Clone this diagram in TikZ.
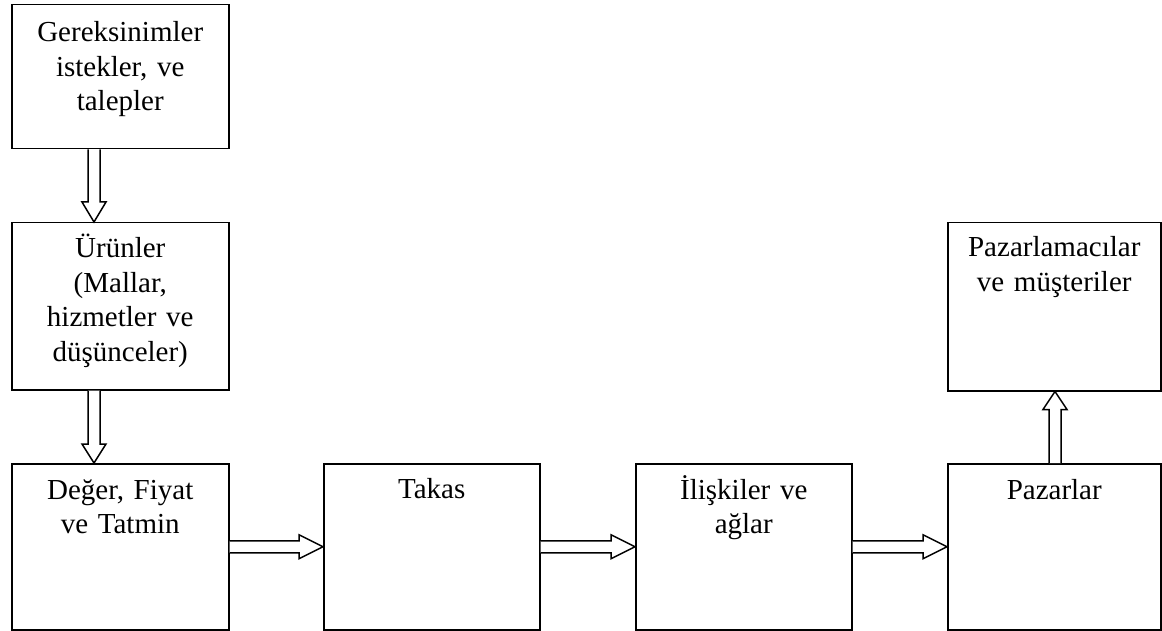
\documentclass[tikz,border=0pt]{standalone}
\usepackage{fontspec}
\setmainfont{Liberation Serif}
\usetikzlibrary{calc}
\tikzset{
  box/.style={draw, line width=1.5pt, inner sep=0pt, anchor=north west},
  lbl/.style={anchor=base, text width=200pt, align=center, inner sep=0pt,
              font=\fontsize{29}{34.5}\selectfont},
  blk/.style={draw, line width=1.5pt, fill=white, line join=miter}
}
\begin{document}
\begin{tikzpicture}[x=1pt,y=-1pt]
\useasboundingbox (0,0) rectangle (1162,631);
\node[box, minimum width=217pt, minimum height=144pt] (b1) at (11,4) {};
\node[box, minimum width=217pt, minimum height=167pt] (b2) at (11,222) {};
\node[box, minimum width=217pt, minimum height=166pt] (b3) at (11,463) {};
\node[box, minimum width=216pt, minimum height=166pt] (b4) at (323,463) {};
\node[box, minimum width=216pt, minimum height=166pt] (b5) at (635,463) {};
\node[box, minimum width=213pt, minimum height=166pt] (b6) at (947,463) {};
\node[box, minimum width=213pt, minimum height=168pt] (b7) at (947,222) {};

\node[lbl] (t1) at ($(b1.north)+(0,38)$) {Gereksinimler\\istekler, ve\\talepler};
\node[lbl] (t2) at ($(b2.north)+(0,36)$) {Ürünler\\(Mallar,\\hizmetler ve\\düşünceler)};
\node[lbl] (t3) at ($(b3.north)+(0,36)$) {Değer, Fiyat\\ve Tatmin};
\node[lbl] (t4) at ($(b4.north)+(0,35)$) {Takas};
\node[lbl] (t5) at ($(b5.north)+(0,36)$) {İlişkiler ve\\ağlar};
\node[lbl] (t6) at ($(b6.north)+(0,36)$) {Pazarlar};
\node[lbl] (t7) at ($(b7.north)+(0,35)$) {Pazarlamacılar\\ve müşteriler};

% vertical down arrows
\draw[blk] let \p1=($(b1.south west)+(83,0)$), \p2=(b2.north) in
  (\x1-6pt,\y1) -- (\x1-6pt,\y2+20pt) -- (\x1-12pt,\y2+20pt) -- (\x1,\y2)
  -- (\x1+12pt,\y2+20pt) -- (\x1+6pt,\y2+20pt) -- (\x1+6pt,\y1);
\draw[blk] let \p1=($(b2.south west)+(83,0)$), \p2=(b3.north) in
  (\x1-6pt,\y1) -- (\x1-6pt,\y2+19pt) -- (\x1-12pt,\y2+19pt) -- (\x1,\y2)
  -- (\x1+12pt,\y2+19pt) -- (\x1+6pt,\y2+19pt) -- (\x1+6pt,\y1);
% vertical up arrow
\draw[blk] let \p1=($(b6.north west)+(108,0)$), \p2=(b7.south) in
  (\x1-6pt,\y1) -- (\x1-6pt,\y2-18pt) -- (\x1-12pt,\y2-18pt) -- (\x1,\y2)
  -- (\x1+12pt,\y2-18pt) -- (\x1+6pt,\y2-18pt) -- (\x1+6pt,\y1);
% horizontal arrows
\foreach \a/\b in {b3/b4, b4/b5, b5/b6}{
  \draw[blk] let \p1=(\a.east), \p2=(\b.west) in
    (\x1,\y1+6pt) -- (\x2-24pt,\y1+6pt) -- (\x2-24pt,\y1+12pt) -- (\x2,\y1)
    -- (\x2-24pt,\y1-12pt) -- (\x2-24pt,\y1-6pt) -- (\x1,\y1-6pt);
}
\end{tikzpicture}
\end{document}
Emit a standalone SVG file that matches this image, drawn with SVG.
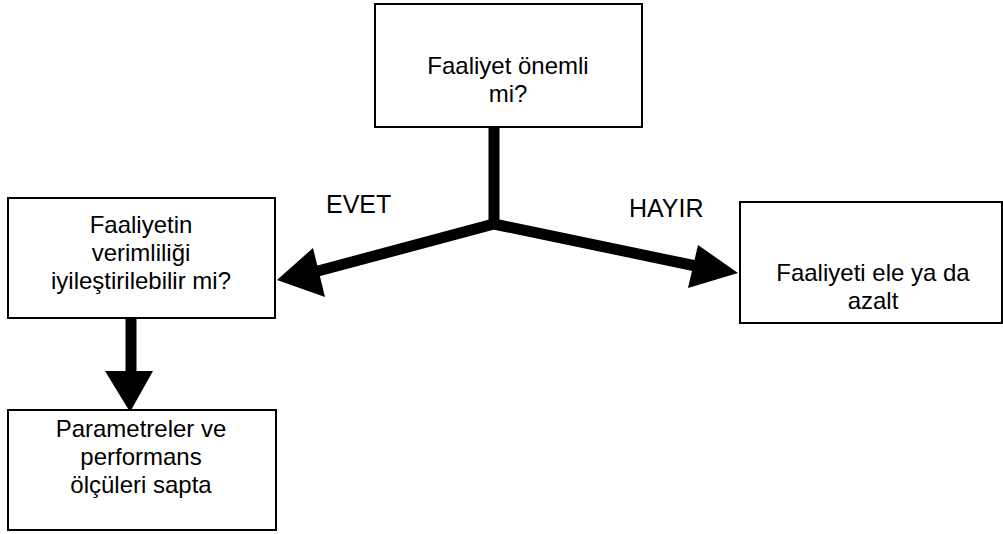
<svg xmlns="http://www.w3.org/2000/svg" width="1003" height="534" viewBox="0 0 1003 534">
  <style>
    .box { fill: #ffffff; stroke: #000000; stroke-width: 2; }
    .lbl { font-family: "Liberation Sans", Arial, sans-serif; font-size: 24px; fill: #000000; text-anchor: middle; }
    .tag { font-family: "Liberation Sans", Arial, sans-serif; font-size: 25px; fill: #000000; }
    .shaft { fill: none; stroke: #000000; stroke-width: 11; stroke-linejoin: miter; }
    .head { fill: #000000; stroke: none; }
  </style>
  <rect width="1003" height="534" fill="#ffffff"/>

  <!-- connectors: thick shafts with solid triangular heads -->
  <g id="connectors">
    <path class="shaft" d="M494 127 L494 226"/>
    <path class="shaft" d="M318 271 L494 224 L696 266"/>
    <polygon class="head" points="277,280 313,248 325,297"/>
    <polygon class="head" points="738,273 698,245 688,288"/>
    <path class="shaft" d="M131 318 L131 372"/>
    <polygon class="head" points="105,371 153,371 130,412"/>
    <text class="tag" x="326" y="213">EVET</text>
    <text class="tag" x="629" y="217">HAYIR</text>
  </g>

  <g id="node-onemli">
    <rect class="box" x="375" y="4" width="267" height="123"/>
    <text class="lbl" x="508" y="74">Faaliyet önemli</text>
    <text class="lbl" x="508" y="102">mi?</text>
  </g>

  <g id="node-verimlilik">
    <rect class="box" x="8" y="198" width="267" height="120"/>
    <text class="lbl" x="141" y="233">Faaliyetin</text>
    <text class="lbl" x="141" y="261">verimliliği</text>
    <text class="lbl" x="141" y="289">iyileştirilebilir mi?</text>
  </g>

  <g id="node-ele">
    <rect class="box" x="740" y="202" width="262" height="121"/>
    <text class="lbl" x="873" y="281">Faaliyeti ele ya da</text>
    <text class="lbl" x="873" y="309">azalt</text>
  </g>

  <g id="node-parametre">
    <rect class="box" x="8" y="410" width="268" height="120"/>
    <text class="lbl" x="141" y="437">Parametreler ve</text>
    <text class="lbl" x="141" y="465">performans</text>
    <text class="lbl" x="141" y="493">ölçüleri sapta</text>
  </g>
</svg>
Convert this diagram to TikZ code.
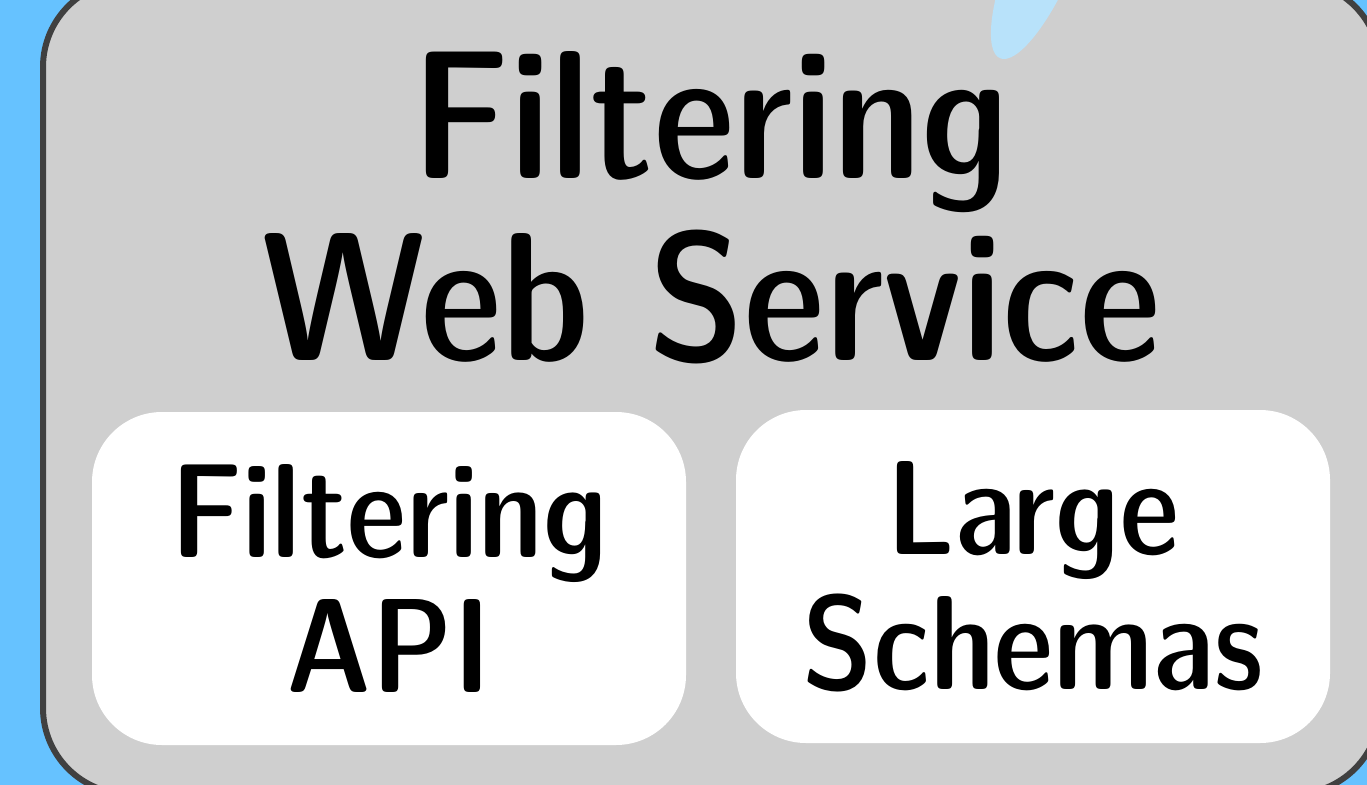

□ □ □ □

_EXERCISE INSTRUCTIONS_
Out of the material above, gather each line where "diagram" appears.

_THE OUTPUT_
Clone this diagram in TikZ.
Convert this diagram to TikZ code.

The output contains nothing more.